Well I finally did it, I put my Kimber (9mm version) in layaway yesterday but now I have second thoughts. I was all excitied untill I told a few friends and they said, is it dependable, how often are you gonna have to send it in to get it fixed, one friend even said a LGD/Gun smith said he has three in his store and he likes them because he doesn't get paid to work on his own guns. This really caught me off guard and really made me :smt076. I don't know if they know something that I don't or if they are just hatin on me. I've never had a problem with my Pro CDP and my friends have even shot it. They have installed that little bit of doubt and now i'm second guessing myself. Should I be worried, or say the heck with it, if it breaks Kimber will fix it. I wanted a 9mm in a 1911 platform and thought this would be a good one. Thanks for any info good or bad.


----------



## spanish073187 (Dec 22, 2010)

IMO Kimber makes some great pistols. Personally don't have any experience with the 9mm 1911's, only have owned a Pro Carry II and Stainless II in 45. I did have to send the Pro Carry to Kimber once due to having issues loading hallow point, but their customer support was great and fixed the issue. The Stainless II has been perfect from day one. Found another thread more geared to 9mm's though... Kimber 9mm Reliability? - 1911Forum
Hope this helps.


----------



## lefty319 (Feb 7, 2012)

I also looked at 1911 9mm pistols, read all the stuff I could fine. There seems to be some posts out there about Kimbers of late and LGS having problems getting pistols from Kimber. I have a Pro Carry II in 45 that has been trouble free outof the box. But I didnt want to wait to order a Kimber So I bought my first Springfield! I got the EMP 9mm. WOW what a nice gun 500 rounds out of it so far and all trouble free! Now I'm glad I didnt wait.


----------



## krunchnik (Nov 27, 2011)

I have had my Aegis Ultra II for over a year now and has not given me one minute of grief,over 700 rounds and not a malfunction to date,and a lot of the ammo I shoot is my own cast reloads in 147 grain.

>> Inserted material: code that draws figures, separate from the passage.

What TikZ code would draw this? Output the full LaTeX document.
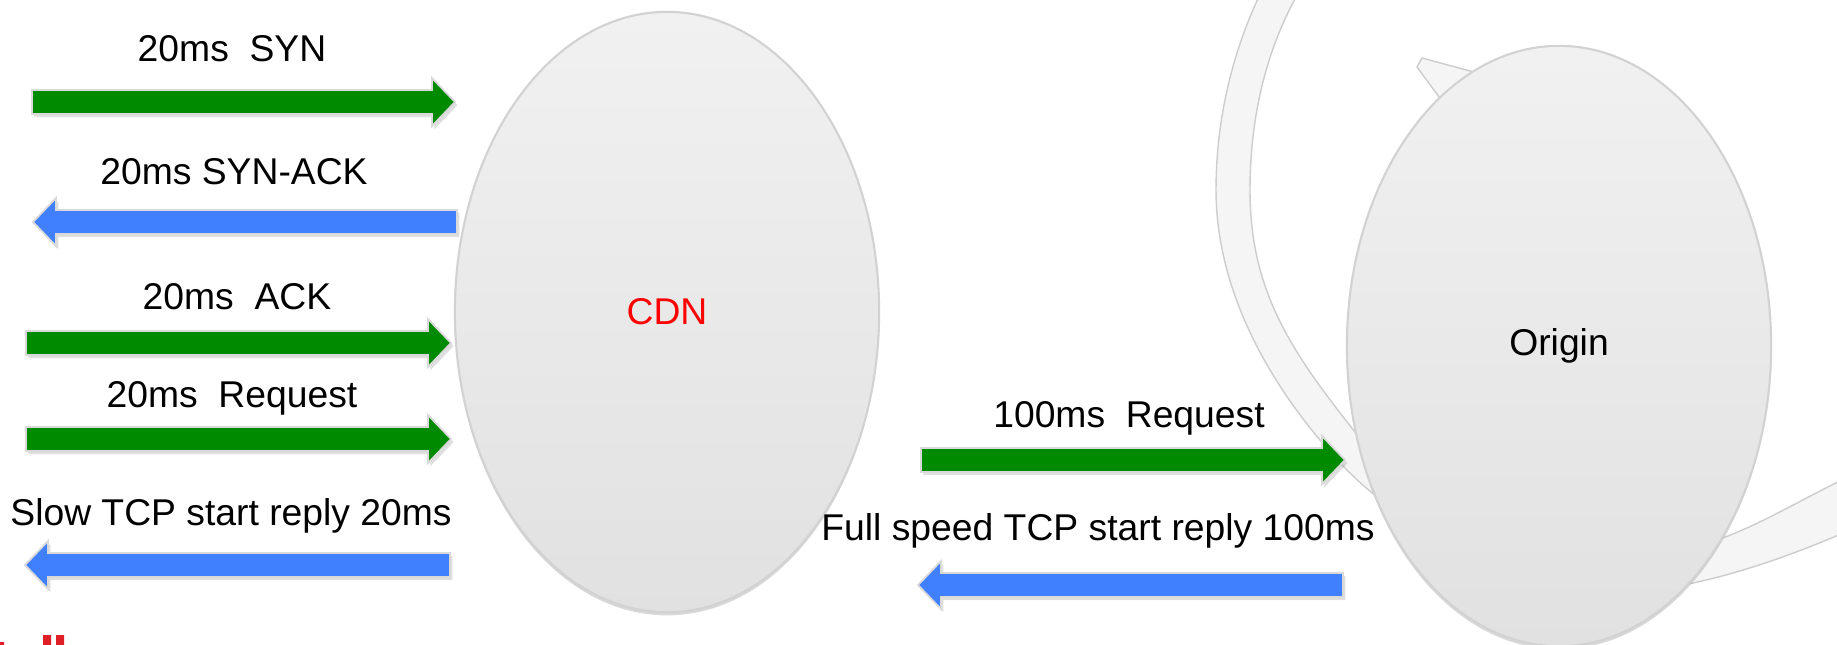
\documentclass[tikz,border=0pt]{standalone}
\usepackage{fontspec}
\setmainfont{Liberation Sans}
\usetikzlibrary{calc,positioning,shapes.geometric,shadows}

\definecolor{arrgreen}{RGB}{0,138,0}
\definecolor{arrblue}{RGB}{64,128,255}
\definecolor{elltop}{RGB}{241,241,241}
\definecolor{ellbot}{RGB}{225,225,225}
\definecolor{ellline}{RGB}{210,210,210}
\definecolor{bandfill}{RGB}{245,245,245}
\definecolor{bandline}{RGB}{205,205,205}
\definecolor{logored}{RGB}{222,32,38}

% colour, tail, tip, direction (1 = right, -1 = left)
\newcommand{\fatarrow}[4]{%
  \filldraw[fat, fill=#1]
    ($(#2)+(0,-12)$) -- ($(#3)+({-23*(#4)},-12)$) -- ($(#3)+({-23*(#4)},-24)$) -- (#3)
    -- ($(#3)+({-23*(#4)},24)$) -- ($(#3)+({-23*(#4)},12)$) -- ($(#2)+(0,12)$) -- cycle;}

\begin{document}
\begin{tikzpicture}[x=0.01cm, y=-0.01cm,
    fat/.style={draw=black!15, line width=0.5pt, line join=miter,
      drop shadow={shadow xshift=0.7pt, shadow yshift=-0.9pt, opacity=0.25}},
    lbl/.style={font=\fontsize{10.6}{13}\selectfont, inner sep=0pt, anchor=base},
    blob/.style={ellipse, minimum width=4.24cm, minimum height=6cm, inner sep=0pt,
      draw=ellline, line width=0.6pt, top color=elltop, bottom color=ellbot,
      font=\fontsize{10.6}{13}\selectfont,
      drop shadow={shadow xshift=0pt, shadow yshift=-0.9pt, opacity=0.3}},
    band/.style={fill=bandfill, draw=bandline, line width=0.4pt}]
  \fill[white] (0,0) rectangle (1837,644);
  \useasboundingbox (0,0) rectangle (1837,644);
  \clip (0,0) rectangle (1837,644);

  % circular arrow behind the origin
  \path[band] (1262,-10) .. controls (1228,60) and (1216,130) .. (1216,190)
    .. controls (1216,300) and (1280,400) .. (1345,468)
    .. controls (1420,545) and (1560,610) .. (1683,585)
    .. controls (1740,574) and (1800,552) .. (1850,530)
    -- (1850,476) .. controls (1800,500) and (1760,525) .. (1717,540)
    .. controls (1590,580) and (1420,520) .. (1355,432)
    .. controls (1290,350) and (1250,290) .. (1250,190)
    .. controls (1250,120) and (1265,50) .. (1300,-10) -- cycle;
  \path[band] (1422,58) -- (1485,75) -- (1445,105) -- (1417,67) -- cycle;

  \node[blob, text=red] (cdn) at (667,312) {CDN};
  \node[blob] (origin) at (1559,346) {Origin};

  \coordinate (synA) at (32,102);      \coordinate (synB) at (455,102);
  \coordinate (synackA) at (457,222);  \coordinate (synackB) at (33,222);
  \coordinate (ackA) at (26,343);      \coordinate (ackB) at (451,343);
  \coordinate (reqA) at (26,439);      \coordinate (reqB) at (451,439);
  \coordinate (slowA) at (450,565);    \coordinate (slowB) at (25,565);
  \coordinate (oreqA) at (921,460);    \coordinate (oreqB) at (1345,460);
  \coordinate (fullA) at (1343,585);   \coordinate (fullB) at (918,585);

  \fatarrow{arrgreen}{synA}{synB}{1}
  \fatarrow{arrblue}{synackA}{synackB}{-1}
  \fatarrow{arrgreen}{ackA}{ackB}{1}
  \fatarrow{arrgreen}{reqA}{reqB}{1}
  \fatarrow{arrblue}{slowA}{slowB}{-1}
  \fatarrow{arrgreen}{oreqA}{oreqB}{1}
  \fatarrow{arrblue}{fullA}{fullB}{-1}

  \node[lbl] (synlbl) at (232,61) {20ms\ \ SYN};
  \node[lbl] (synacklbl) at (234,184) {20ms SYN-ACK};
  \node[lbl] (acklbl) at (237,309) {20ms\ \ ACK};
  \node[lbl] (reqlbl) at (232,407) {20ms\ \ Request};
  \node[lbl] (slowlbl) at (231,525) {Slow TCP start reply 20ms};
  \node[lbl] (oreqlbl) at (1129,427) {100ms\ \ Request};
  \node[lbl] (fulllbl) at (1098,540) {Full speed TCP start reply 100ms};

  % cut-off logo
  \fill[logored] (43,635) rectangle (51,650) (56,635) rectangle (64,650) (0,642) rectangle (4,650);
\end{tikzpicture}
\end{document}
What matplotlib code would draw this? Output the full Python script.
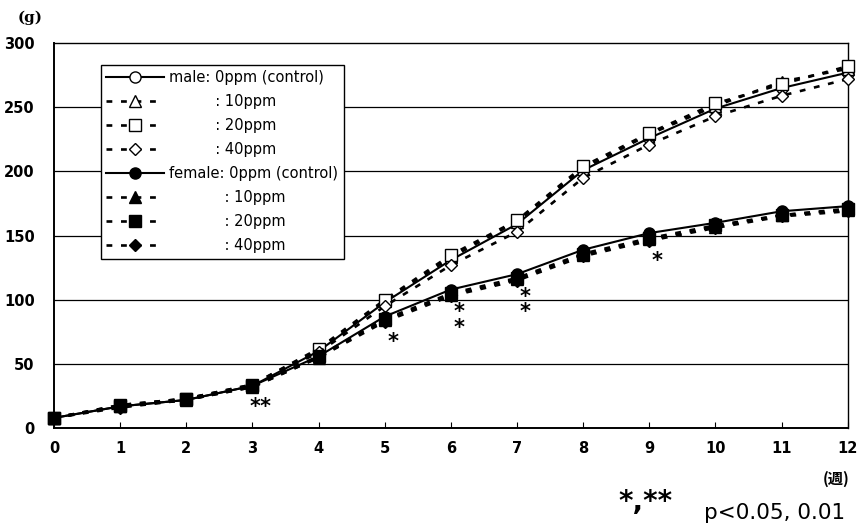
import matplotlib
matplotlib.use("Agg")
import matplotlib.pyplot as plt

plt.rcParams['font.family'] = ['DejaVu Sans', 'Noto Sans CJK JP']

weeks = list(range(13))
male_0 = [8, 17, 22, 33, 60, 98, 131, 159, 201, 226, 249, 265, 277]
male_10 = [8, 18, 23, 34, 61, 99, 133, 161, 202, 229, 251, 270, 280]
male_20 = [8, 18, 23, 34, 62, 100, 135, 162, 204, 230, 253, 268, 282]
male_40 = [8, 17, 22, 33, 59, 95, 127, 153, 195, 221, 243, 259, 272]
female_0 = [8, 17, 22, 33, 56, 87, 108, 120, 139, 152, 160, 169, 173]
female_10 = [8, 17, 22, 32, 55, 84, 104, 116, 135, 147, 157, 166, 170]
female_20 = [8, 17, 23, 33, 56, 85, 105, 117, 136, 148, 158, 166, 171]
female_40 = [8, 16, 22, 32, 55, 83, 103, 115, 134, 146, 156, 165, 169]

labels = ["male: 0ppm (control)", "          : 10ppm", "          : 20ppm", "          : 40ppm",
          "female: 0ppm (control)", "            : 10ppm", "            : 20ppm", "            : 40ppm"]

sig_weeks = [3, 5, 6, 7, 9]
sig_marks = ["**", "*", "*\n*", "*\n*", "*"]

yticks = [0, 50, 100, 150, 200, 250, 300]
xticks = list(range(13))

fig = plt.figure(figsize=(8.58, 5.26), dpi=100)
ax = fig.add_axes([0.063, 0.186, 0.925, 0.732])

dash = (0, (2.2, 3.3))
series = [
    (male_0, 'o', 'white', '-'),
    (male_10, '^', 'white', dash),
    (male_20, 's', 'white', dash),
    (male_40, 'D', 'white', dash),
    (female_0, 'o', 'black', '-'),
    (female_10, '^', 'black', dash),
    (female_20, 's', 'black', dash),
    (female_40, 'D', 'black', dash),
]
for (vals, mk, fc, ls), lab in zip(series, labels):
    ms = 6.5 if mk == 'D' else 8
    ax.plot(weeks, vals, color='black', linestyle=ls, lw=1.5 if ls == '-' else 1.9,
            marker=mk, markersize=ms, markerfacecolor=fc, markeredgecolor='black',
            markeredgewidth=1.0, label=lab, clip_on=False, zorder=3)

female_min = [min(a, b, c) for a, b, c in zip(female_10, female_20, female_40)]
for w, m in zip(sig_weeks, sig_marks):
    dy = -24 if "\n" in m else -20
    ax.annotate(m, xy=(w, female_min[w]), xytext=(8, dy), textcoords='offset pixels',
                ha='center', va='center', fontsize=15, linespacing=0.7,
                fontweight='bold')

ax.set_xlim(0, 12)
ax.set_ylim(0, 300)
ax.set_xticks(xticks)
ax.set_yticks(yticks)
ax.tick_params(axis='x', direction='in', length=4, width=0.8, pad=9, labelsize=10.5)
ax.tick_params(axis='y', length=0, pad=14, labelsize=10.5)
for lab in ax.get_xticklabels() + ax.get_yticklabels():
    lab.set_fontweight('bold')
for y in yticks[1:-1]:
    ax.axhline(y, color='black', lw=0.9, zorder=1)
for s in ax.spines.values():
    s.set_color('black')
    s.set_linewidth(1.0)
ax.spines['left'].set_linewidth(1.4)
ax.spines['bottom'].set_linewidth(1.4)

leg = ax.legend(loc='upper left', bbox_to_anchor=(0.059, 0.943), borderaxespad=0,
                fontsize=10.5, frameon=True, fancybox=False, edgecolor='black',
                framealpha=1, handlelength=4.0, labelspacing=0.62, borderpad=0.35,
                handletextpad=0.35)
leg.get_frame().set_linewidth(1.0)
leg.set_zorder(5)

fig.text(30 / 858, 1 - 18 / 526, "(g)", ha='center', va='center', fontsize=11,
         fontweight='bold', family=['DejaVu Serif'])
fig.text(836 / 858, 1 - 479 / 526, "(週)", ha='center', va='center', fontsize=11,
         fontweight='bold', family=['Noto Sans CJK JP', 'DejaVu Sans'])
fig.text(618 / 858, 1 - 502 / 526, "*,**", ha='left', va='center', fontsize=20,
         fontweight='bold')
fig.text(704 / 858, 1 - 513 / 526, "p<0.05, 0.01", ha='left', va='center', fontsize=15.5)

fig.savefig("out.png", dpi=100)
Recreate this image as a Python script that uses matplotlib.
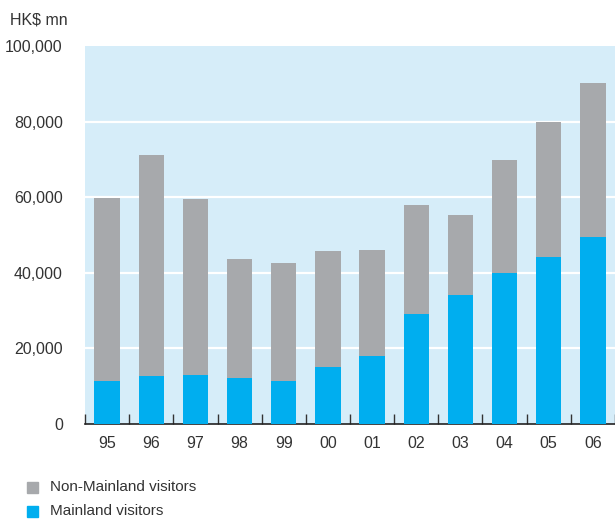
import matplotlib.pyplot as plt
import numpy as np

years = ['95', '96', '97', '98', '99', '00', '01', '02', '03', '04', '05', '06']
total = [59800, 71200, 59500, 43700, 42600, 45800, 46000, 57900, 55300, 69800, 79900, 90200]
mainland = [11400, 12700, 13000, 12200, 11400, 15100, 18000, 29100, 34100, 39900, 44200, 49500]
non_mainland = [t - m for t, m in zip(total, mainland)]

blue = '#00AEEF'
grey = '#A7A9AC'
bg = '#D6EDF9'
txt = '#333333'

plt.rcParams['font.family'] = ['Liberation Sans', 'DejaVu Sans']

fig = plt.figure(figsize=(6.15, 5.19), dpi=100)
ax = fig.add_axes([85 / 615, (519 - 424) / 519, 530 / 615, 378 / 519])
ax.set_facecolor(bg)

x = np.arange(len(years))
w = 0.57
ax.bar(x, mainland, w, color=blue, zorder=3)
ax.bar(x, non_mainland, w, bottom=mainland, color=grey, zorder=3)

ax.set_xlim(-0.5, len(years) - 0.5)
ax.set_ylim(0, 100000)
yt = [0, 20000, 40000, 60000, 80000, 100000]
ax.set_yticks(yt)
ax.set_yticklabels(['{:,}'.format(v) for v in yt], fontsize=11.5, color=txt)
ax.tick_params(axis='y', length=0, pad=16)
for v in yt[1:-1]:
    ax.axhline(v, color='white', lw=1.6, zorder=1)

ax.set_xticks(x)
ax.set_xticklabels(years, fontsize=11.5, color=txt)
ax.tick_params(axis='x', which='major', length=0, pad=9)
ax.set_xticks(np.arange(-0.5, len(years), 1), minor=True)
ax.tick_params(axis='x', which='minor', direction='in', length=7, width=1, color='#333333')

for s in ['top', 'right', 'left']:
    ax.spines[s].set_visible(False)
ax.spines['bottom'].set_color('#222222')
ax.spines['bottom'].set_linewidth(1.2)

fig.text(10 / 615, 1 - 20 / 519, 'HK$ mn', fontsize=11.5, color=txt, va='center')

# legend
for i, (lab, c) in enumerate([('Non-Mainland visitors', grey), ('Mainland visitors', blue)]):
    yy = 1 - (487 + 24 * i) / 519
    fig.patches.append(plt.Rectangle((27 / 615, yy - 5.5 / 519), 11 / 615, 11 / 519,
                                     transform=fig.transFigure, color=c))
    fig.text(50 / 615, yy, lab, fontsize=11, color=txt, va='center')

fig.savefig('out.png', dpi=100)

and pretty darned accurate for a 3 inch barrel


----------



## Steve M1911A1 (Feb 6, 2008)

Many people who buy mini-pistols don't know how to shoot them, and their bad technique causes malfunctions that they attribute to the pistols.
Tiny, short-barrelled guns work best in the hands of very experienced shooters. Other people will experience problems.


----------